On Optimum Asymptotic Multiuser Efficiency of Randomly Spread CDMA

We extend the result by Tse and Verd\'{u} on the optimum asymptotic multiuser efficiency of randomly spread CDMA with Binary Phase Shift Keying (BPSK) input. Random Gaussian and random binary antipodal spreading are considered. We obtain the optimum asymptotic multiuser efficiency of a $K$-user system with spreading gain $N$ when $K$ and $N\rightarrow\infty$ and the loading factor, $\frac{K}{N}$, grows logarithmically with $K$ under some conditions.
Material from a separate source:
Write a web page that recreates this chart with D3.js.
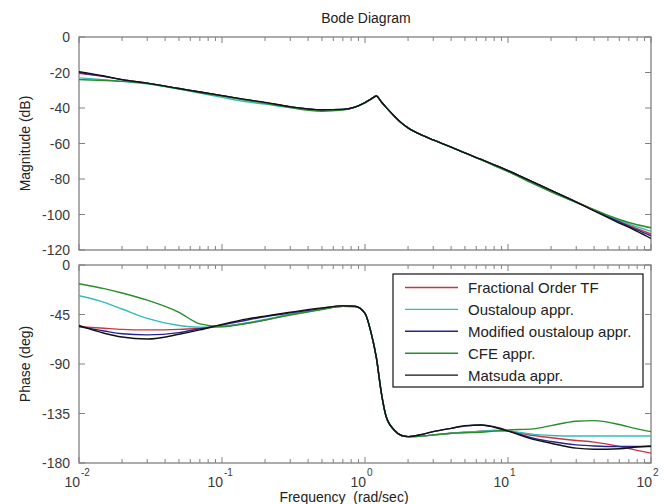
<!DOCTYPE html>
<html>
<head>
<meta charset="utf-8">
<script src="https://cdnjs.cloudflare.com/ajax/libs/d3/7.8.5/d3.min.js"></script>
<style>
  html, body { margin: 0; padding: 0; background: #fff; }
  svg { display: block; font-family: "Liberation Sans", Arial, sans-serif; }
</style>
</head>
<body>
<svg id="chart" width="668" height="504"></svg>
<script>
// ---------- DATA ----------
const freq = [0.01, 0.015, 0.02, 0.03, 0.05, 0.07, 0.1, 0.15, 0.2, 0.3, 0.5, 0.7, 0.85, 1.0, 1.1, 1.2, 1.3, 1.4, 1.6, 1.8, 2.0, 2.5, 3, 4, 5, 6.5, 8, 10, 15, 20, 30, 40, 60, 80, 100];

const seriesNames = ["Fractional Order TF", "Oustaloup appr.", "Modified oustaloup appr.", "CFE appr.", "Matsuda appr."];
const seriesColors = ["#cc3344", "#33bbbb", "#26268c", "#2a8c2a", "#111111"];

// magnitude (dB)
const magFractional = [-20.5, -22.3, -24, -26, -29, -31, -33, -35.5, -37, -39.4, -41, -40.8, -39.5, -37, -35, -33.2, -36.5, -39.5, -44.5, -48.5, -51.2, -55.3, -58, -62, -65.3, -69, -72, -75.3, -81.8, -86.4, -92.9, -97.5, -103.8, -108, -111];
const magOustaloup  = [-23, -24, -25, -26.3, -29.3, -31.6, -34, -36.5, -37.8, -39.8, -41.2, -40.8, -39.5, -37, -35, -33.2, -36.5, -39.5, -44.5, -48.5, -51.2, -55.3, -58, -62, -65.3, -69.2, -72.4, -75.8, -82.4, -87, -93.2, -97.5, -103.3, -107, -109.5];
const magModified   = [-20, -22.2, -24, -26, -29, -31, -33, -35.5, -37, -39.4, -41, -40.8, -39.5, -37, -35, -33.2, -36.5, -39.5, -44.5, -48.5, -51.2, -55.3, -58, -62, -65.3, -69, -72, -75.3, -81.8, -86.4, -92.9, -97.7, -104.2, -108.7, -112];
const magCFE        = [-24, -24.5, -25, -26.2, -29.2, -31.3, -33.3, -35.7, -37.3, -39.8, -41.8, -41.2, -39.6, -37, -35, -33.2, -36.5, -39.5, -44.5, -48.5, -51.2, -55.3, -58, -62, -65.3, -69.2, -72.4, -75.8, -82.6, -87.2, -93.2, -97.3, -102.8, -105.8, -107.5];
const magMatsuda    = [-19.5, -22, -24, -26, -29, -31, -33, -35.3, -36.8, -39.3, -41, -40.8, -39.5, -37, -35, -33.2, -36.5, -39.5, -44.5, -48.5, -51.2, -55.3, -58, -62, -65.3, -69, -72, -75.3, -81.8, -86.4, -93, -98, -104.8, -109.5, -113.5];

// phase (deg)
const phFractional = [-56, -57.5, -58.5, -59, -58.5, -57.5, -56, -53, -50, -45, -40, -37.5, -37.8, -44, -61, -84, -116, -137, -150, -155, -156, -155.5, -154.5, -153, -152, -151, -150.5, -151, -155, -157, -159.5, -161, -165, -168.5, -171];
const phOustaloup  = [-28, -34, -40, -48.5, -55, -56.5, -56, -52.5, -49.5, -45, -40, -37.5, -37.8, -44, -61, -84, -116, -137, -150, -155, -156, -155.5, -154.5, -153, -152, -151, -150.5, -151, -154, -155, -155.5, -155.5, -155.5, -155.5, -155.5];
const phModified   = [-56, -60, -62.5, -63.5, -61.5, -58, -54.5, -50, -47, -43.5, -39.5, -37, -37.5, -44, -61, -84, -116, -137, -150, -155, -156, -154, -151.5, -148.5, -146.5, -145.5, -147, -150.5, -157.5, -160.5, -163.5, -164.5, -165, -165, -165];
const phCFE        = [-17, -21.5, -25.5, -32, -43, -53.5, -56, -53, -50, -45.5, -40.5, -37.5, -37.8, -44, -61, -84, -116, -137, -150, -155, -156, -155.5, -154.5, -153, -152.5, -152, -151, -150, -149, -146, -142, -141.5, -145, -149, -151.5];
const phMatsuda    = [-55, -62, -65.5, -67.3, -63, -59, -54, -49, -46.5, -43, -39, -37.2, -37.5, -44, -61, -84, -116, -137, -150, -155, -156, -154, -151.5, -148.5, -146, -145.5, -147.5, -151, -158.5, -162, -166.5, -167.5, -167, -165.5, -164.5];

const magTicks = [0, -20, -40, -60, -80, -100, -120];
const phaseTicks = [0, -45, -90, -135, -180];
const decadeTicks = [0.01, 0.1, 1, 10, 100];
const decadeExps = ["-2", "-1", "0", "1", "2"];

const titleText = "Bode Diagram";
const magLabel = "Magnitude (dB)";
const phaseLabel = "Phase (deg)";
const xLabel = "Frequency  (rad/sec)";

// ---------- LAYOUT ----------
const svg = d3.select("#chart");
const axisColor = "#808080";
const textColor = "#3a3a3a";

const xLeft = 79, xRight = 651;
const x = d3.scaleLog().domain([0.01, 100]).range([xLeft, xRight]);
const yMag = d3.scaleLinear().domain([-120, 0]).range([250, 37]);
const yPh = d3.scaleLinear().domain([-180, 0]).range([463, 265]);

const magSeries = [magFractional, magOustaloup, magModified, magCFE, magMatsuda];
const phSeries = [phFractional, phOustaloup, phModified, phCFE, phMatsuda];

// minor ticks
const minorTicks = [];
for (let e = -2; e < 2; e++) for (let m = 2; m <= 9; m++) minorTicks.push(m * Math.pow(10, e));

function drawPanel(y, ticks, vals) {
  const g = svg.append("g");
  const [yb, yt] = y.range();
  g.append("rect").attr("x", xLeft).attr("y", yt).attr("width", xRight - xLeft).attr("height", yb - yt)
    .attr("fill", "#fff").attr("stroke", axisColor).attr("stroke-width", 1.3);
  decadeTicks.forEach(t => {
    g.append("line").attr("x1", x(t)).attr("x2", x(t)).attr("y1", yb).attr("y2", yb - 6).attr("stroke", axisColor);
    g.append("line").attr("x1", x(t)).attr("x2", x(t)).attr("y1", yt).attr("y2", yt + 6).attr("stroke", axisColor);
  });
  minorTicks.forEach(t => {
    g.append("line").attr("x1", x(t)).attr("x2", x(t)).attr("y1", yb).attr("y2", yb - 4).attr("stroke", axisColor);
    g.append("line").attr("x1", x(t)).attr("x2", x(t)).attr("y1", yt).attr("y2", yt + 4).attr("stroke", axisColor);
  });
  ticks.forEach(t => {
    g.append("line").attr("x1", xLeft).attr("x2", xLeft + 6).attr("y1", y(t)).attr("y2", y(t)).attr("stroke", axisColor);
    g.append("line").attr("x1", xRight).attr("x2", xRight - 6).attr("y1", y(t)).attr("y2", y(t)).attr("stroke", axisColor);
    g.append("text").attr("x", 70).attr("y", y(t)).attr("dy", "0.36em").attr("text-anchor", "end")
      .attr("font-size", 14).attr("fill", textColor).text(t);
  });
  const clipId = "clip" + Math.round(yt);
  svg.append("clipPath").attr("id", clipId).append("rect")
    .attr("x", xLeft).attr("y", yt).attr("width", xRight - xLeft).attr("height", yb - yt);
  const line = d3.line().x((d, i) => x(freq[i])).y(d => y(d)).curve(d3.curveMonotoneX);
  vals.forEach((arr, k) => {
    g.append("path").attr("d", line(arr)).attr("fill", "none")
      .attr("stroke", seriesColors[k]).attr("stroke-width", 1.4)
      .attr("clip-path", `url(#${clipId})`);
  });
  return g;
}

drawPanel(yMag, magTicks, magSeries);
drawPanel(yPh, phaseTicks, phSeries);

// x tick labels (bottom panel only)
decadeTicks.forEach((t, i) => {
  svg.append("text").attr("x", x(t) + 1).attr("y", 487).attr("text-anchor", "end")
    .attr("font-size", 14).attr("fill", textColor).text("10");
  svg.append("text").attr("x", x(t) + 2).attr("y", 476)
    .attr("font-size", 10).attr("fill", textColor).text(decadeExps[i]);
});

// title & axis labels
svg.append("text").attr("x", 366).attr("y", 23).attr("text-anchor", "middle")
  .attr("font-size", 14).attr("fill", "#222").text(titleText);
svg.append("text").attr("transform", `translate(30,${(37 + 250) / 2}) rotate(-90)`)
  .attr("text-anchor", "middle").attr("font-size", 14).attr("fill", "#222").text(magLabel);
svg.append("text").attr("transform", `translate(30,${(265 + 463) / 2}) rotate(-90)`)
  .attr("text-anchor", "middle").attr("font-size", 14).attr("fill", "#222").text(phaseLabel);
svg.append("text").attr("x", 344).attr("y", 502).attr("text-anchor", "middle")
  .style("white-space", "pre").attr("font-size", 14).attr("fill", "#222").text(xLabel);

// legend
const lg = svg.append("g");
lg.append("rect").attr("x", 393).attr("y", 274).attr("width", 250).attr("height", 113)
  .attr("fill", "#fff").attr("stroke", "#111").attr("stroke-width", 1.2);
seriesNames.forEach((name, k) => {
  const yy = 287.5 + k * 21.9;
  lg.append("line").attr("x1", 405).attr("x2", 458).attr("y1", yy).attr("y2", yy)
    .attr("stroke", seriesColors[k]).attr("stroke-width", 1.4);
  lg.append("text").attr("x", 468).attr("y", yy).attr("dy", "0.36em")
    .attr("font-size", 15).attr("fill", "#222").text(name);
});
</script>
</body>
</html>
It is shown that the optimum detector in a Gaussian randomly spread CDMA system has a performance close to the single user system at high Signal to Noise Ratio (SNR) when $K$ and $N\rightarrow\infty$ and the loading factor, $\frac{K}{N}$, is kept less than $\frac{\log_3K}{2}$. Random binary antipodal matrices are also studied and a lower bound for the optimum asymptotic multiuser efficiency is obtained. Furthermore, we investigate the connection between detecting matrices in the coin weighing problem and optimum asymptotic multiuser efficiency. We obtain a condition such that for any binary input, an $N\times K$ random matrix whose entries are chosen randomly from a finite set, is a detecting matrix as $K$ and $N\rightarrow \infty$.